Croatie Personnes LGBT persécutées: leur santé mentale est en danger
Dans ce pays à grande majorité catholique, 25% des Croates de la communauté LGBTQ ont été agressés physiquement. Ces discriminations alimentent de graves inquiétudes également pour leur psychisme.

La Gay Pride de Zagreb en 2022.
Viktor Zahtila a compté: il a été agressé plus d’une dizaine de fois. Sa faute, être gay en Croatie, où les discriminations contre les membres de la communauté LGTBQ sont rampantes et alimentent de graves inquiétudes pour leur santé mentale.
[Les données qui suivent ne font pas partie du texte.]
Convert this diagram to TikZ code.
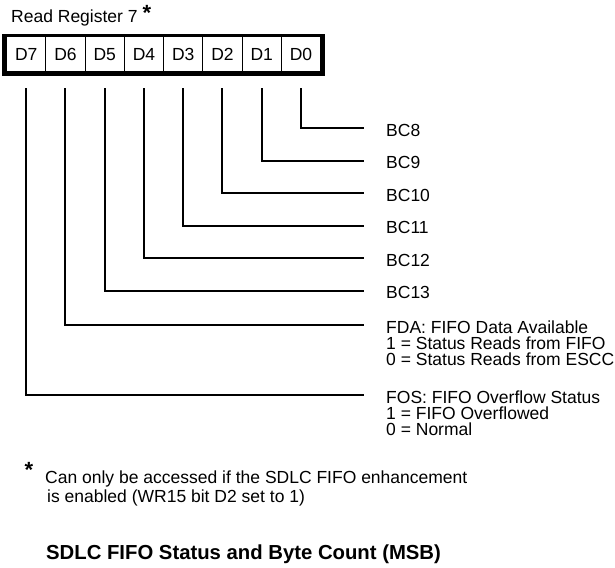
\documentclass[tikz,border=0pt]{standalone}
\usepackage{fontspec}
\setmainfont{Liberation Sans}
\usetikzlibrary{positioning}
\tikzset{
  bitcell/.style = {draw,fill=white,line width=1.2pt,minimum width=39.25pt,
                    minimum height=35pt,inner sep=0pt,anchor=north west},
  bitline/.style = {line width=2pt},
  desc/.style    = {anchor=base west,inner sep=0pt,align=left}
}

\begin{document}
\begin{tikzpicture}[x=1pt,y=-1pt,font=\fontsize{17.5}{16}\selectfont]
  \useasboundingbox (0,0) rectangle (615,567);
  % register heading
  \node[anchor=base west,inner sep=0pt] (hdr) at (11,23) {Read Register 7};
  \node[inner sep=0pt,font=\fontsize{22}{22}\selectfont\bfseries] (hdrstar) at (147,13) {*};
  % the register: heavy frame, then the eight bit cells
  \fill (2,34) rectangle (325,76);
  \foreach \b [count=\i from 0] in {7,6,5,4,3,2,1,0}
    \node[bitcell] (d\b) at (6+\i*39.25,36) {D\b};
  % where each bit line ends
  \foreach \b/\y in {0/128,1/160.5,2/193,3/225.5,4/258,5/290.5,6/325,7/395}
    \coordinate (e\b) at (364,\y);
  \foreach \b in {0,...,7}
    \draw[bitline] ([yshift=-16pt]d\b.south) |- (e\b);
  % bit descriptions (base of a three-line node is its last line)
  \node[desc] (bc8)  at ([shift={(22,8)}]e0) {BC8};
  \node[desc] (bc9)  at ([shift={(22,8)}]e1) {BC9};
  \node[desc] (bc10) at ([shift={(22,8)}]e2) {BC10};
  \node[desc] (bc11) at ([shift={(22,8)}]e3) {BC11};
  \node[desc] (bc12) at ([shift={(22,8)}]e4) {BC12};
  \node[desc] (bc13) at ([shift={(22,8)}]e5) {BC13};
  \node[desc] (fda)  at ([shift={(22,40)}]e6)
    {FDA: FIFO Data Available\\1 = Status Reads from FIFO\\0 = Status Reads from ESCC};
  \node[desc] (fos)  at ([shift={(22,40)}]e7)
    {FOS: FIFO Overflow Status\\1 = FIFO Overflowed\\0 = Normal};
  % footnote and caption
  \node[inner sep=0pt,font=\fontsize{22}{22}\selectfont\bfseries] (notestar) at (29,470) {*};
  \node[desc,font=\fontsize{17.5}{19.5}\selectfont] (note) at (45,502.5)
    {Can only be accessed if the SDLC FIFO enhancement\\\hspace{2pt}is enabled (WR15 bit D2 set to 1)};
  \node[anchor=base west,inner sep=0pt,font=\fontsize{20.3}{22}\selectfont\bfseries] (title) at (46,559)
    {SDLC FIFO Status and Byte Count (MSB)};
\end{tikzpicture}
\end{document}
Ce réalisateur de courts métrages de 38 ans, pionnier de la lutte pour les droits des personnes LGBTQ dans le petit pays conservateur des Balkans, explique que la plupart des agressions ont été commises dans la capitale Zagreb.
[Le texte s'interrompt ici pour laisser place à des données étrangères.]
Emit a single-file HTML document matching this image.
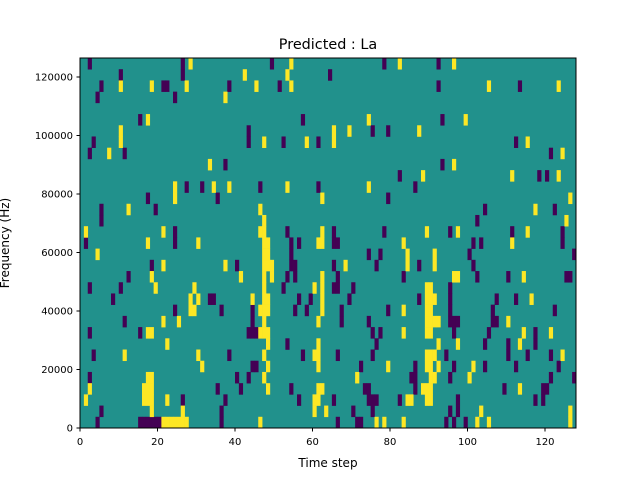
<!DOCTYPE html>
<html><head><meta charset="utf-8"><style>
html,body{margin:0;padding:0;background:#fff;}
svg text{font-family:"DejaVu Sans","Liberation Sans",sans-serif;fill:#000;}
</style></head><body>
<svg id="chart" width="640" height="480" viewBox="0 0 640 480" xmlns="http://www.w3.org/2000/svg">
<rect width="640" height="480" fill="#fff"/>
<text x="328" y="49" font-size="14.4" text-anchor="middle">Predicted : La</text>
<g id="cells"></g>
<rect x="80" y="58" width="496" height="370" fill="none" stroke="#000" stroke-width="1"/>
<g id="xt"></g>
<g id="yt"></g>
<text x="328" y="467" font-size="12" text-anchor="middle">Time step</text>
<text transform="translate(9,243) rotate(-90)" font-size="12" text-anchor="middle">Frequency (Hz)</text>
</svg>
<script>
const nSteps = 128;
const nBins = 33;
const yMax = 126500;
const xTicks = [0,20,40,60,80,100,120];
const yTicks = [0,20000,40000,60000,80000,100000,120000];
const purpleRows = [
[0,[4,15,16,17,18,19,20,36,66,71,72,94,96,99]],
[1,[5,36,70,75,95,97]],
[2,[26,37,56,65,74,75,76,82,97,117,119]],
[3,[35,41,54,73,74,86,109,119,120]],
[4,[2,40,43,85,86,95,121,127]],
[5,[44,45,72,86,96,104,112,123]],
[6,[3,38,57,66,75,94,110,115,121]],
[7,[53,76,104,110,117]],
[8,[2,15,43,44,45,75,77,96,105,117]],
[9,[11,44,67,74,95,96,97,106,107]],
[10,[24,36,44,55,58,67,79,95,106,122]],
[11,[8,33,34,56,59,69,87,95,107,112]],
[12,[2,10,52,65,66,70,95]],
[13,[12,53,55,66,83,102,110,125,126]],
[14,[18,40,54,55,65,76,87,101]],
[15,[54,74,77,100,127]],
[16,[1,24,54,56,65,66,101,103,124]],
[17,[24,53,65,78,95,111,124]],
[18,[5,102]],
[19,[5,19,104,122]],
[20,[17,35,79]],
[21,[27,31,46,61,86]],
[22,[82,118,120]],
[23,[37,93]],
[24,[2,11,121]],
[25,[3,43,52,61,112]],
[26,[43,75,79]],
[27,[15,57,93]],
[29,[4,24]],
[30,[5,21,22,38,51,92,113]],
[31,[10,26,64]],
[32,[2,26,49,78,92]]
];
const yellowRows = [
[0,[21,22,23,24,25,26,27,46,76,78,83,102,105,126]],
[1,[18,26,60,63,103,126]],
[2,[1,16,17,18,22,60,61,84,85,89,90]],
[3,[2,16,17,18,48,61,62,88,89,90,113]],
[4,[17,18,47,71,90,91,100]],
[5,[31,48,61,79,89,90,92,101]],
[6,[11,30,47,60,61,89,90,91,124]],
[7,[22,48,61,92,97,113]],
[8,[17,18,46,47,48,83,89,90,114,121]],
[9,[21,25,47,61,89,90,91,92,110]],
[10,[28,29,46,47,48,62,83,89,90]],
[11,[28,30,44,47,48,62,89,90,91,116]],
[12,[19,29,47,60,62,89,90]],
[13,[18,41,47,49,62,96,97,114]],
[14,[21,37,47,48,49,68,84,91]],
[15,[4,47,48,84,91]],
[16,[17,30,47,48,61,62,83,111]],
[17,[1,21,46,47,62,89,97,115]],
[18,[47,125]],
[19,[12,46,117]],
[20,[24,62,126]],
[21,[24,34,38,53,74]],
[22,[88,111,123]],
[23,[33,96]],
[24,[7,124]],
[25,[10,47,58,65,115]],
[26,[10,65,69,87]],
[27,[17,74,99]],
[29,[37]],
[30,[10,18,27,45,54,105,123]],
[31,[42,53]],
[32,[28,54,82,96]]
];
const NS="http://www.w3.org/2000/svg";
const L=80,R=576,T=58,B=428;
const binHz = yMax/nBins;
function xPos(t){return L+(R-L)*t/nSteps;}
function yPos(v){return B-(B-T)*v/yMax;}
const cells=document.getElementById('cells');
const bg=document.createElementNS(NS,'rect');
bg.setAttribute('x',L);bg.setAttribute('y',T);bg.setAttribute('width',R-L);bg.setAttribute('height',B-T);bg.setAttribute('fill','#21918c');


cells.appendChild(bg);
function drawRows(rows,color,name){
  rows.forEach(([r,ts])=>{
    ts.forEach(t=>{
      const e=document.createElementNS(NS,'rect');
      const x0=xPos(t),x1=xPos(t+1),y0=yPos((r+1)*binHz),y1=yPos(r*binHz);
      e.setAttribute('x',x0);e.setAttribute('y',Math.max(T,y0));
      e.setAttribute('width',x1-x0+0.3);e.setAttribute('height',y1-Math.max(T,y0)+0.3);
      e.setAttribute('fill',color);
      
      
      cells.appendChild(e);
    });
  });
}
drawRows(purpleRows,'#440154','low-cell');
drawRows(yellowRows,'#fde725','high-cell');
const xt=document.getElementById('xt');
xTicks.forEach(v=>{
  const x=xPos(v);
  const l=document.createElementNS(NS,'line');
  l.setAttribute('x1',x);l.setAttribute('x2',x);l.setAttribute('y1',B);l.setAttribute('y2',B+3.5);l.setAttribute('stroke','#000');
  
  
  xt.appendChild(l);
  const s=document.createElementNS(NS,'text');
  s.setAttribute('x',x);s.setAttribute('y',B+17);s.setAttribute('font-size','10');s.setAttribute('text-anchor','middle');
  s.textContent=v;
  
  
  xt.appendChild(s);
});
const yt=document.getElementById('yt');
yTicks.forEach(v=>{
  const y=yPos(v);
  const l=document.createElementNS(NS,'line');
  l.setAttribute('x1',L-3.5);l.setAttribute('x2',L);l.setAttribute('y1',y);l.setAttribute('y2',y);l.setAttribute('stroke','#000');
  
  
  yt.appendChild(l);
  const s=document.createElementNS(NS,'text');
  s.setAttribute('x',L-7);s.setAttribute('y',y+3.5);s.setAttribute('font-size','10');s.setAttribute('text-anchor','end');
  s.textContent=v;
  
  
  yt.appendChild(s);
});
</script>
</body></html>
Mais il a également subi ainsi que son petit ami de l’époque un passage à tabac extrêmement violent dans une localité touristique de la côte Adriatique voici deux décennies.
«Si un type à l’air macho me croise dans la rue, mon cœur se met à battre plus vite, je deviens pâle, paralysé»
«Littéralement… Ils nous ont massacrés», raconte-t-il. «Cela a duré si longtemps que je m’étais dit, c’est la fin, je ne vais pas survivre». Cette agression et d’autres sont à l’origine d’un stress post-traumatique qui l’a longtemps affligé.
«Si un type à l’air macho me croise dans la rue, mon cœur se met à battre plus vite, je deviens pâle, paralysé», dit-il. «Au bout d’un moment, je me rends compte que c’est juste un type qui passe par là mais j’ai l’impression d’avoir reçu un coup de poing dans le ventre».

Viktor Zahtila est réalisateur de courts métrages et pionnier de la lutte pour les droits des personnes LGBTQ en Croatie.
Ce genre d’expérience n’est pas rare en Croatie. Selon une étude publiée le mois dernier, la première du genre dans le pays à grande majorité catholique, 25% des Croates de la communauté LGBTQ ont été agressés physiquement.
Des données alarmantes
Le rapport relevait également que près des trois quarts des membres de la communauté LGBTQ interrogés avaient eu des pensées suicidaires et plus de 15% ont fait des tentatives de suicide.
«On savait que les chiffres allaient être inquiétants mais c’était quand même une très mauvaise surprise», souligne Daniel Martinovic, porte-parole de Familles Arc-en-Ciel, l’ONG autrice de l’étude. «Ils sont alarmants», dit-il, ajoutant que les données laissent à penser qu’une grande partie de la communauté subit des niveaux élevés de stress.
L’étude relève aussi que les trois quarts des LGBTQ ont subi des discriminations flagrantes, au travail, dans les institutions publiques et les établissements médicaux.
Mariage gay illégal
Au cours des dix dernières années, les droits de la communauté gay se sont progressivement améliorés dans le pays membre de l’Union européenne.
Si le mariage entre personnes du même sexe reste illégal, des couples peuvent se déclarer «partenaires dans la vie» depuis 2014, un statut qui leur accorde quasiment les mêmes droits que ceux des couples hétérosexuels mariés.
Malgré tout, les traditions ont la vie dure en Croatie, société fondée sur le patriarcat. Les groupes ultra-conservateurs y font régulièrement campagne contre l’avortement et les droits de la communauté LGBTQ. Ils ont réussi en 2013 à lancer un référendum qui a débouché sur l’interdiction du mariage gay.
Pour l’ONG Zagreb Pride, cette mesure a laissé le champ libre «à un environnement politique et social négatif» favorable aux discriminations et aux attaques.
Très lourd pour la communauté trans
Diana Avdic, une femme trans qui vit à Zagreb explique que la discrimination fait partie de son quotidien. Elle a subi «un coup violent» quand elle a révélé son identité sexuelle à l’Université de Zagreb, où elle étudie la médecine et que les autres étudiants ont pris leurs distances. Les choses se passent mal également en dehors de l’université. Une fois, à la mairie, un fonctionnaire a refusé de lui fournir un formulaire pour enregistrer son nouveau prénom et l’a accusée de vouloir «tromper le monde». Mais à la différence de nombreux LGBTQ en Croatie, elle est soutenue par sa famille, un répit bienvenu.